◆ **WHAT THE TASK REQUIRES**:
Set down the material below in full, matching it exactly.

◆ **DATA SECTION**:
^^^^^^^^^^^^^^^^

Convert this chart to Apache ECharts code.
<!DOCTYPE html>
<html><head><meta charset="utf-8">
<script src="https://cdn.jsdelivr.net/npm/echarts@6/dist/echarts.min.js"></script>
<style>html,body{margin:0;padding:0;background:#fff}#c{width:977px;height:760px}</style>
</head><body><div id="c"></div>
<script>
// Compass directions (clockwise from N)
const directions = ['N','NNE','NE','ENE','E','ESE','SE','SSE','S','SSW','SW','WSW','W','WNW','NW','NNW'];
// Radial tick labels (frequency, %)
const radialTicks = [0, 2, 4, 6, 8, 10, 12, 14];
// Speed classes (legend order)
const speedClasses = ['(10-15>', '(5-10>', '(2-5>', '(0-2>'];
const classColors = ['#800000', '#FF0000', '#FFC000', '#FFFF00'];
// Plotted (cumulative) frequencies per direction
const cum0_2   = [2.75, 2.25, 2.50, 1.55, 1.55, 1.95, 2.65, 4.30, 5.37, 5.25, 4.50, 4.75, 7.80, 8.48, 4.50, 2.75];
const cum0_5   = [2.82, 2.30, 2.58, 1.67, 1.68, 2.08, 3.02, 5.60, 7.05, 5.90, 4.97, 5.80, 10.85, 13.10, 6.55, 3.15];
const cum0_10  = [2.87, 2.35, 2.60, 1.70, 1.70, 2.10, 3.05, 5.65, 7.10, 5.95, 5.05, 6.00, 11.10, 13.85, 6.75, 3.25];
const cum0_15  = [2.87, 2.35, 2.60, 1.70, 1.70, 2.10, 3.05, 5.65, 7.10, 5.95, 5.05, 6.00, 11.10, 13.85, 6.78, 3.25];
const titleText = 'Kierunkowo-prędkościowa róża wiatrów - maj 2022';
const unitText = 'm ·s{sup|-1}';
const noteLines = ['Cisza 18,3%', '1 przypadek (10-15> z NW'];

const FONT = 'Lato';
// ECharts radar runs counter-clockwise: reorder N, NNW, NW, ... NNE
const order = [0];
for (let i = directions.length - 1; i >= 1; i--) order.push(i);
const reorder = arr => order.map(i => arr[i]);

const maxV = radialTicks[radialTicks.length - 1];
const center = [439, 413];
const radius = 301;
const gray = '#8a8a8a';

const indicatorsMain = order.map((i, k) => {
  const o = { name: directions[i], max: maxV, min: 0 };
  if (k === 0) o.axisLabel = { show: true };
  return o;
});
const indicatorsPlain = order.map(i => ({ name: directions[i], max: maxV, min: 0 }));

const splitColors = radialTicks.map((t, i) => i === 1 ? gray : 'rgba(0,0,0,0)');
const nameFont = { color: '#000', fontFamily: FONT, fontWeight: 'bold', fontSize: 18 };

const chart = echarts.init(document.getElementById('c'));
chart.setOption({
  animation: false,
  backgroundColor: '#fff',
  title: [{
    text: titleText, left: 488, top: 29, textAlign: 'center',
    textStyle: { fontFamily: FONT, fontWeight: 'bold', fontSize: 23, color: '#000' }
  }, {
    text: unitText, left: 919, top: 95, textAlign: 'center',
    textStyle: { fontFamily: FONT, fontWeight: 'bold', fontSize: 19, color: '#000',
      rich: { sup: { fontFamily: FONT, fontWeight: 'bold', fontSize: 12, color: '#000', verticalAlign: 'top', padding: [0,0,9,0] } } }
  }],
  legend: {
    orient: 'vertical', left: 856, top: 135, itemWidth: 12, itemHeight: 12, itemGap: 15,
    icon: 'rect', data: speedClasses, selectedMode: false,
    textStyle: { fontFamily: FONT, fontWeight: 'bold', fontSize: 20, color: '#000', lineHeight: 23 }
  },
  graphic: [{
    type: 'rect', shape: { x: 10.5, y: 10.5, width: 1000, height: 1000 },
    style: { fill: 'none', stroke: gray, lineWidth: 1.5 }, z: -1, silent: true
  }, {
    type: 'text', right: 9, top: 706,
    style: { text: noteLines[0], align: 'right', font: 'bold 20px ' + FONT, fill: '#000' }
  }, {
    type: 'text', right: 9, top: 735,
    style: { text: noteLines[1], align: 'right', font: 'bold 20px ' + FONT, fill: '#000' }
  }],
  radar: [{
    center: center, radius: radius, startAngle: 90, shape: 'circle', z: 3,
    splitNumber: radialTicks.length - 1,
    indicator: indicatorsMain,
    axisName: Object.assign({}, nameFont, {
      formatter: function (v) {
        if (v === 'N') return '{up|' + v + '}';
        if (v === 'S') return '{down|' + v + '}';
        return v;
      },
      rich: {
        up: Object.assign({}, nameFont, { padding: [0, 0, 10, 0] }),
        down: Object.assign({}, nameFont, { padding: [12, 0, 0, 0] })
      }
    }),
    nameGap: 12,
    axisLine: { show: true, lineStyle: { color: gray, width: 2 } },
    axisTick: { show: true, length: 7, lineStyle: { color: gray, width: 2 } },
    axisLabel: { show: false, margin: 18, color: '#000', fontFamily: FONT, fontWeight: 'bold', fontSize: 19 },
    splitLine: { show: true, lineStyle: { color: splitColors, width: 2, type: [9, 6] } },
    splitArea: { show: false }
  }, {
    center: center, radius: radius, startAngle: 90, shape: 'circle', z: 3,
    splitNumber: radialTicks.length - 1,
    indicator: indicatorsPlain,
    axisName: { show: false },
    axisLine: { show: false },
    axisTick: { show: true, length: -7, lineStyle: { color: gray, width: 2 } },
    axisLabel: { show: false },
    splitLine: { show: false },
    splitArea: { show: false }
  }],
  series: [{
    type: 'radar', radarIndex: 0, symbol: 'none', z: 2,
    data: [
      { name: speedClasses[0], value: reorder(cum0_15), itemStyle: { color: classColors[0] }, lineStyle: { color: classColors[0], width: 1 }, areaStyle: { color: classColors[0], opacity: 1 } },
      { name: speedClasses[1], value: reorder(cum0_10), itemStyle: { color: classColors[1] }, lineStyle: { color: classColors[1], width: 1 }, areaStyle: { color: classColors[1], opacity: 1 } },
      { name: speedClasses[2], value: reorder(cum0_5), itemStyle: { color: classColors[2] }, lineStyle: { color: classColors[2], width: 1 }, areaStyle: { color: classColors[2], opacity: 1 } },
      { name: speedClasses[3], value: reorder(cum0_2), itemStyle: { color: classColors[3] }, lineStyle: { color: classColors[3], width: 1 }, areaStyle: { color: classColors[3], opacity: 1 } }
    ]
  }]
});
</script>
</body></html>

^^^^^^^^^^^^^^^^

◆ **WRITTEN SOLUTION**:
Convert this chart to Apache ECharts code.
<!DOCTYPE html>
<html><head><meta charset="utf-8">
<script src="https://cdn.jsdelivr.net/npm/echarts@6/dist/echarts.min.js"></script>
<style>html,body{margin:0;padding:0;background:#fff}#c{width:977px;height:760px}</style>
</head><body><div id="c"></div>
<script>
// Compass directions (clockwise from N)
const directions = ['N','NNE','NE','ENE','E','ESE','SE','SSE','S','SSW','SW','WSW','W','WNW','NW','NNW'];
// Radial tick labels (frequency, %)
const radialTicks = [0, 2, 4, 6, 8, 10, 12, 14];
// Speed classes (legend order)
const speedClasses = ['(10-15>', '(5-10>', '(2-5>', '(0-2>'];
const classColors = ['#800000', '#FF0000', '#FFC000', '#FFFF00'];
// Plotted (cumulative) frequencies per direction
const cum0_2   = [2.75, 2.25, 2.50, 1.55, 1.55, 1.95, 2.65, 4.30, 5.37, 5.25, 4.50, 4.75, 7.80, 8.48, 4.50, 2.75];
const cum0_5   = [2.82, 2.30, 2.58, 1.67, 1.68, 2.08, 3.02, 5.60, 7.05, 5.90, 4.97, 5.80, 10.85, 13.10, 6.55, 3.15];
const cum0_10  = [2.87, 2.35, 2.60, 1.70, 1.70, 2.10, 3.05, 5.65, 7.10, 5.95, 5.05, 6.00, 11.10, 13.85, 6.75, 3.25];
const cum0_15  = [2.87, 2.35, 2.60, 1.70, 1.70, 2.10, 3.05, 5.65, 7.10, 5.95, 5.05, 6.00, 11.10, 13.85, 6.78, 3.25];
const titleText = 'Kierunkowo-prędkościowa róża wiatrów - maj 2022';
const unitText = 'm ·s{sup|-1}';
const noteLines = ['Cisza 18,3%', '1 przypadek (10-15> z NW'];

const FONT = 'Lato';
// ECharts radar runs counter-clockwise: reorder N, NNW, NW, ... NNE
const order = [0];
for (let i = directions.length - 1; i >= 1; i--) order.push(i);
const reorder = arr => order.map(i => arr[i]);

const maxV = radialTicks[radialTicks.length - 1];
const center = [439, 413];
const radius = 301;
const gray = '#8a8a8a';

const indicatorsMain = order.map((i, k) => {
  const o = { name: directions[i], max: maxV, min: 0 };
  if (k === 0) o.axisLabel = { show: true };
  return o;
});
const indicatorsPlain = order.map(i => ({ name: directions[i], max: maxV, min: 0 }));

const splitColors = radialTicks.map((t, i) => i === 1 ? gray : 'rgba(0,0,0,0)');
const nameFont = { color: '#000', fontFamily: FONT, fontWeight: 'bold', fontSize: 18 };

const chart = echarts.init(document.getElementById('c'));
chart.setOption({
  animation: false,
  backgroundColor: '#fff',
  title: [{
    text: titleText, left: 488, top: 29, textAlign: 'center',
    textStyle: { fontFamily: FONT, fontWeight: 'bold', fontSize: 23, color: '#000' }
  }, {
    text: unitText, left: 919, top: 95, textAlign: 'center',
    textStyle: { fontFamily: FONT, fontWeight: 'bold', fontSize: 19, color: '#000',
      rich: { sup: { fontFamily: FONT, fontWeight: 'bold', fontSize: 12, color: '#000', verticalAlign: 'top', padding: [0,0,9,0] } } }
  }],
  legend: {
    orient: 'vertical', left: 856, top: 135, itemWidth: 12, itemHeight: 12, itemGap: 15,
    icon: 'rect', data: speedClasses, selectedMode: false,
    textStyle: { fontFamily: FONT, fontWeight: 'bold', fontSize: 20, color: '#000', lineHeight: 23 }
  },
  graphic: [{
    type: 'rect', shape: { x: 10.5, y: 10.5, width: 1000, height: 1000 },
    style: { fill: 'none', stroke: gray, lineWidth: 1.5 }, z: -1, silent: true
  }, {
    type: 'text', right: 9, top: 706,
    style: { text: noteLines[0], align: 'right', font: 'bold 20px ' + FONT, fill: '#000' }
  }, {
    type: 'text', right: 9, top: 735,
    style: { text: noteLines[1], align: 'right', font: 'bold 20px ' + FONT, fill: '#000' }
  }],
  radar: [{
    center: center, radius: radius, startAngle: 90, shape: 'circle', z: 3,
    splitNumber: radialTicks.length - 1,
    indicator: indicatorsMain,
    axisName: Object.assign({}, nameFont, {
      formatter: function (v) {
        if (v === 'N') return '{up|' + v + '}';
        if (v === 'S') return '{down|' + v + '}';
        return v;
      },
      rich: {
        up: Object.assign({}, nameFont, { padding: [0, 0, 10, 0] }),
        down: Object.assign({}, nameFont, { padding: [12, 0, 0, 0] })
      }
    }),
    nameGap: 12,
    axisLine: { show: true, lineStyle: { color: gray, width: 2 } },
    axisTick: { show: true, length: 7, lineStyle: { color: gray, width: 2 } },
    axisLabel: { show: false, margin: 18, color: '#000', fontFamily: FONT, fontWeight: 'bold', fontSize: 19 },
    splitLine: { show: true, lineStyle: { color: splitColors, width: 2, type: [9, 6] } },
    splitArea: { show: false }
  }, {
    center: center, radius: radius, startAngle: 90, shape: 'circle', z: 3,
    splitNumber: radialTicks.length - 1,
    indicator: indicatorsPlain,
    axisName: { show: false },
    axisLine: { show: false },
    axisTick: { show: true, length: -7, lineStyle: { color: gray, width: 2 } },
    axisLabel: { show: false },
    splitLine: { show: false },
    splitArea: { show: false }
  }],
  series: [{
    type: 'radar', radarIndex: 0, symbol: 'none', z: 2,
    data: [
      { name: speedClasses[0], value: reorder(cum0_15), itemStyle: { color: classColors[0] }, lineStyle: { color: classColors[0], width: 1 }, areaStyle: { color: classColors[0], opacity: 1 } },
      { name: speedClasses[1], value: reorder(cum0_10), itemStyle: { color: classColors[1] }, lineStyle: { color: classColors[1], width: 1 }, areaStyle: { color: classColors[1], opacity: 1 } },
      { name: speedClasses[2], value: reorder(cum0_5), itemStyle: { color: classColors[2] }, lineStyle: { color: classColors[2], width: 1 }, areaStyle: { color: classColors[2], opacity: 1 } },
      { name: speedClasses[3], value: reorder(cum0_2), itemStyle: { color: classColors[3] }, lineStyle: { color: classColors[3], width: 1 }, areaStyle: { color: classColors[3], opacity: 1 } }
    ]
  }]
});
</script>
</body></html>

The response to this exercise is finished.